───── DATA BLOCK ─────

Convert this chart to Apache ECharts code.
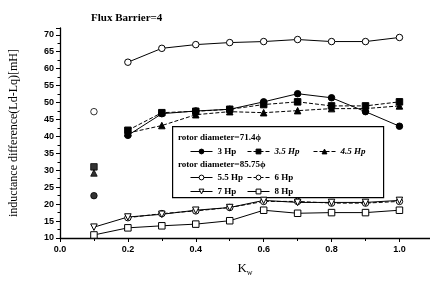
<!DOCTYPE html>
<html><head><meta charset="utf-8">
<script src="https://cdn.jsdelivr.net/npm/echarts@6/dist/echarts.min.js"></script>
<style>html,body{margin:0;padding:0;background:#fff}#c{width:430px;height:282px}</style>
</head><body><div id="c"></div>
<script>
const kw = [0.1, 0.2, 0.3, 0.4, 0.5, 0.6, 0.7, 0.8, 0.9, 1.0];
const hp3  = [22.5, 40.3, 46.7, 47.5, 48.0, 50.2, 52.6, 51.4, 47.3, 43.0];
const hp35 = [31.0, 41.8, 47.0, 47.4, 48.0, 49.4, 50.2, 49.0, 49.0, 50.2];
const hp45 = [29.2, 41.0, 43.2, 46.4, 47.3, 47.0, 47.6, 48.2, 48.2, 49.0];
const hp55 = [47.3, 61.9, 66.0, 67.1, 67.7, 68.0, 68.6, 68.0, 68.0, 69.2];
const hp6  = [null, 16.0, 17.2, 18.0, 19.0, 20.8, 20.8, 20.3, 20.3, 20.8];
const hp7  = [13.2, 16.2, 17.0, 18.2, 19.0, 21.1, 20.5, 20.5, 20.5, 21.1];
const hp8  = [10.9, 13.0, 13.6, 14.1, 15.1, 18.2, 17.3, 17.5, 17.5, 18.2];
const yTicks = [10, 15, 20, 25, 30, 35, 40, 45, 50, 55, 60, 65, 70];
const xTicks = [0.0, 0.2, 0.4, 0.6, 0.8, 1.0];
const names = ['3 Hp', '3.5 Hp', '4.5 Hp', '5.5 Hp', '6 Hp', '7 Hp', '8 Hp'];

const pairs = (arr, from) => kw.map((k, i) => [k, i < from ? null : arr[i]]);
const first = (arr) => [[kw[0], arr[0]]];

const chart = echarts.init(document.getElementById('c'), null, {renderer: 'canvas'});
const lineBase = (name, arr, from, symbol, fill, dashed, rot) => ({
  name, type: 'line', data: pairs(arr, from), symbol, symbolSize: 6.5, symbolRotate: rot || 0,
  connectNulls: false,
  lineStyle: {color: '#000', width: 1, type: dashed ? [4, 2] : 'solid'},
  itemStyle: {color: fill, borderColor: '#000', borderWidth: 1},
  emphasis: {disabled: true}, z: 3
});
const scat = (arr, symbol, fill) => ({
  type: 'scatter', data: first(arr), symbol, symbolSize: 6.5,
  itemStyle: {color: fill, borderColor: '#000', borderWidth: 1}, z: 3
});

const legFont = {fontFamily: 'Liberation Serif', fontSize: 9, fontWeight: 'bold', color: '#000'};
const leg = (name, left, top, italic) => ({
  data: [name], left, top, itemWidth: 22, itemHeight: 6, itemGap: 0, padding: 0, z: 20,
  lineStyle: {width: 1}, itemStyle: {borderWidth: 1},
  selectedMode: false, textStyle: Object.assign({}, legFont, italic ? {fontStyle: 'italic'} : {})
});

chart.setOption({
  animation: false,
  title: {text: 'Flux Barrier=4', left: 86, top: 8,
    textStyle: {fontFamily: 'Liberation Serif', fontSize: 11, fontWeight: 'bold', color: '#000'}},
  grid: {left: 59, right: 0, top: 28, bottom: 41},
  xAxis: {type: 'value', min: 0, max: 1.09, interval: 0.2,
    name: '{k|K}{w|w}', nameLocation: 'middle', nameGap: 23,
    nameTextStyle: {rich: {k: {fontFamily: 'Liberation Serif', fontSize: 13, color: '#000'},
      w: {fontFamily: 'Liberation Serif', fontSize: 8, color: '#000', padding: [8, 0, 0, 0]}}},
    axisLine: {lineStyle: {color: '#000', width: 1.3}},
    axisTick: {length: 4, lineStyle: {color: '#000'}},
    minorTick: {show: true, splitNumber: 2, length: 3, lineStyle: {color: '#000'}},
    splitLine: {show: false},
    axisLabel: {showMaxLabel: false, margin: 7, color: '#000', fontFamily: 'Liberation Sans', fontWeight: 'bold', fontSize: 9,
      formatter: v => { const t = xTicks.find(x => Math.abs(x - v) < 1e-6); return t === undefined ? '' : t.toFixed(1); }}
  },
  yAxis: {type: 'value', min: 10, max: 72, interval: 5,
    name: 'inductance difference(Ld-Lq)[mH]', nameLocation: 'middle', nameGap: 40,
    nameTextStyle: {fontFamily: 'Liberation Serif', fontSize: 12, color: '#000'},
    axisLine: {show: true, lineStyle: {color: '#000', width: 1.3}},
    axisTick: {length: 4, lineStyle: {color: '#000'}},
    minorTick: {show: true, splitNumber: 2, length: 2.5, lineStyle: {color: '#000'}},
    splitLine: {show: false},
    axisLabel: {showMaxLabel: false, margin: 6, color: '#000', fontFamily: 'Liberation Sans', fontWeight: 'bold', fontSize: 9,
      formatter: v => yTicks.includes(Math.round(v)) && Math.abs(v - Math.round(v)) < 1e-6 ? String(Math.round(v)) : ''}
  },
  legend: [
    leg(names[0], 190, 147, false),
    leg(names[1], 247, 147, true),
    leg(names[2], 313, 147, true),
    leg(names[3], 190, 173, false),
    leg(names[4], 247, 173, false),
    leg(names[5], 190, 187, false),
    leg(names[6], 247, 187, false)
  ],
  graphic: [
    {type: 'rect', left: 172, top: 126, z: 1, shape: {width: 211, height: 71},
      style: {fill: '#fff', stroke: '#000', lineWidth: 1.2}},
    {type: 'text', left: 178, top: 133, z: 11,
      style: {text: 'rotor diameter=71.4ϕ', fontFamily: 'Liberation Serif', fontSize: 9, fontWeight: 'bold', fill: '#000'}},
    {type: 'text', left: 178, top: 160, z: 11,
      style: {text: 'rotor diameter=85.75ϕ', fontFamily: 'Liberation Serif', fontSize: 9, fontWeight: 'bold', fill: '#000'}}
  ],
  series: [
    lineBase(names[0], hp3, 1, 'circle', '#000', false),
    lineBase(names[1], hp35, 1, 'rect', '#000', true),
    lineBase(names[2], hp45, 1, 'triangle', '#000', true),
    lineBase(names[3], hp55, 1, 'circle', '#fff', false),
    lineBase(names[4], hp6, 1, 'circle', '#fff', true),
    lineBase(names[5], hp7, 0, 'triangle', '#fff', false, 180),
    lineBase(names[6], hp8, 0, 'rect', '#fff', false),
    scat(hp3, 'circle', '#000'),
    scat(hp35, 'rect', '#000'),
    scat(hp45, 'triangle', '#000'),
    scat(hp55, 'circle', '#fff')
  ]
});
</script></body></html>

─────

*REQUIRED WORK*.
Copy the data character for character, but drop all pictures from the copy.

*COMPLETE ANSWER*.
Convert this chart to Apache ECharts code.
<!DOCTYPE html>
<html><head><meta charset="utf-8">
<script src="https://cdn.jsdelivr.net/npm/echarts@6/dist/echarts.min.js"></script>
<style>html,body{margin:0;padding:0;background:#fff}#c{width:430px;height:282px}</style>
</head><body><div id="c"></div>
<script>
const kw = [0.1, 0.2, 0.3, 0.4, 0.5, 0.6, 0.7, 0.8, 0.9, 1.0];
const hp3  = [22.5, 40.3, 46.7, 47.5, 48.0, 50.2, 52.6, 51.4, 47.3, 43.0];
const hp35 = [31.0, 41.8, 47.0, 47.4, 48.0, 49.4, 50.2, 49.0, 49.0, 50.2];
const hp45 = [29.2, 41.0, 43.2, 46.4, 47.3, 47.0, 47.6, 48.2, 48.2, 49.0];
const hp55 = [47.3, 61.9, 66.0, 67.1, 67.7, 68.0, 68.6, 68.0, 68.0, 69.2];
const hp6  = [null, 16.0, 17.2, 18.0, 19.0, 20.8, 20.8, 20.3, 20.3, 20.8];
const hp7  = [13.2, 16.2, 17.0, 18.2, 19.0, 21.1, 20.5, 20.5, 20.5, 21.1];
const hp8  = [10.9, 13.0, 13.6, 14.1, 15.1, 18.2, 17.3, 17.5, 17.5, 18.2];
const yTicks = [10, 15, 20, 25, 30, 35, 40, 45, 50, 55, 60, 65, 70];
const xTicks = [0.0, 0.2, 0.4, 0.6, 0.8, 1.0];
const names = ['3 Hp', '3.5 Hp', '4.5 Hp', '5.5 Hp', '6 Hp', '7 Hp', '8 Hp'];

const pairs = (arr, from) => kw.map((k, i) => [k, i < from ? null : arr[i]]);
const first = (arr) => [[kw[0], arr[0]]];

const chart = echarts.init(document.getElementById('c'), null, {renderer: 'canvas'});
const lineBase = (name, arr, from, symbol, fill, dashed, rot) => ({
  name, type: 'line', data: pairs(arr, from), symbol, symbolSize: 6.5, symbolRotate: rot || 0,
  connectNulls: false,
  lineStyle: {color: '#000', width: 1, type: dashed ? [4, 2] : 'solid'},
  itemStyle: {color: fill, borderColor: '#000', borderWidth: 1},
  emphasis: {disabled: true}, z: 3
});
const scat = (arr, symbol, fill) => ({
  type: 'scatter', data: first(arr), symbol, symbolSize: 6.5,
  itemStyle: {color: fill, borderColor: '#000', borderWidth: 1}, z: 3
});

const legFont = {fontFamily: 'Liberation Serif', fontSize: 9, fontWeight: 'bold', color: '#000'};
const leg = (name, left, top, italic) => ({
  data: [name], left, top, itemWidth: 22, itemHeight: 6, itemGap: 0, padding: 0, z: 20,
  lineStyle: {width: 1}, itemStyle: {borderWidth: 1},
  selectedMode: false, textStyle: Object.assign({}, legFont, italic ? {fontStyle: 'italic'} : {})
});

chart.setOption({
  animation: false,
  title: {text: 'Flux Barrier=4', left: 86, top: 8,
    textStyle: {fontFamily: 'Liberation Serif', fontSize: 11, fontWeight: 'bold', color: '#000'}},
  grid: {left: 59, right: 0, top: 28, bottom: 41},
  xAxis: {type: 'value', min: 0, max: 1.09, interval: 0.2,
    name: '{k|K}{w|w}', nameLocation: 'middle', nameGap: 23,
    nameTextStyle: {rich: {k: {fontFamily: 'Liberation Serif', fontSize: 13, color: '#000'},
      w: {fontFamily: 'Liberation Serif', fontSize: 8, color: '#000', padding: [8, 0, 0, 0]}}},
    axisLine: {lineStyle: {color: '#000', width: 1.3}},
    axisTick: {length: 4, lineStyle: {color: '#000'}},
    minorTick: {show: true, splitNumber: 2, length: 3, lineStyle: {color: '#000'}},
    splitLine: {show: false},
    axisLabel: {showMaxLabel: false, margin: 7, color: '#000', fontFamily: 'Liberation Sans', fontWeight: 'bold', fontSize: 9,
      formatter: v => { const t = xTicks.find(x => Math.abs(x - v) < 1e-6); return t === undefined ? '' : t.toFixed(1); }}
  },
  yAxis: {type: 'value', min: 10, max: 72, interval: 5,
    name: 'inductance difference(Ld-Lq)[mH]', nameLocation: 'middle', nameGap: 40,
    nameTextStyle: {fontFamily: 'Liberation Serif', fontSize: 12, color: '#000'},
    axisLine: {show: true, lineStyle: {color: '#000', width: 1.3}},
    axisTick: {length: 4, lineStyle: {color: '#000'}},
    minorTick: {show: true, splitNumber: 2, length: 2.5, lineStyle: {color: '#000'}},
    splitLine: {show: false},
    axisLabel: {showMaxLabel: false, margin: 6, color: '#000', fontFamily: 'Liberation Sans', fontWeight: 'bold', fontSize: 9,
      formatter: v => yTicks.includes(Math.round(v)) && Math.abs(v - Math.round(v)) < 1e-6 ? String(Math.round(v)) : ''}
  },
  legend: [
    leg(names[0], 190, 147, false),
    leg(names[1], 247, 147, true),
    leg(names[2], 313, 147, true),
    leg(names[3], 190, 173, false),
    leg(names[4], 247, 173, false),
    leg(names[5], 190, 187, false),
    leg(names[6], 247, 187, false)
  ],
  graphic: [
    {type: 'rect', left: 172, top: 126, z: 1, shape: {width: 211, height: 71},
      style: {fill: '#fff', stroke: '#000', lineWidth: 1.2}},
    {type: 'text', left: 178, top: 133, z: 11,
      style: {text: 'rotor diameter=71.4ϕ', fontFamily: 'Liberation Serif', fontSize: 9, fontWeight: 'bold', fill: '#000'}},
    {type: 'text', left: 178, top: 160, z: 11,
      style: {text: 'rotor diameter=85.75ϕ', fontFamily: 'Liberation Serif', fontSize: 9, fontWeight: 'bold', fill: '#000'}}
  ],
  series: [
    lineBase(names[0], hp3, 1, 'circle', '#000', false),
    lineBase(names[1], hp35, 1, 'rect', '#000', true),
    lineBase(names[2], hp45, 1, 'triangle', '#000', true),
    lineBase(names[3], hp55, 1, 'circle', '#fff', false),
    lineBase(names[4], hp6, 1, 'circle', '#fff', true),
    lineBase(names[5], hp7, 0, 'triangle', '#fff', false, 180),
    lineBase(names[6], hp8, 0, 'rect', '#fff', false),
    scat(hp3, 'circle', '#000'),
    scat(hp35, 'rect', '#000'),
    scat(hp45, 'triangle', '#000'),
    scat(hp55, 'circle', '#fff')
  ]
});
</script></body></html>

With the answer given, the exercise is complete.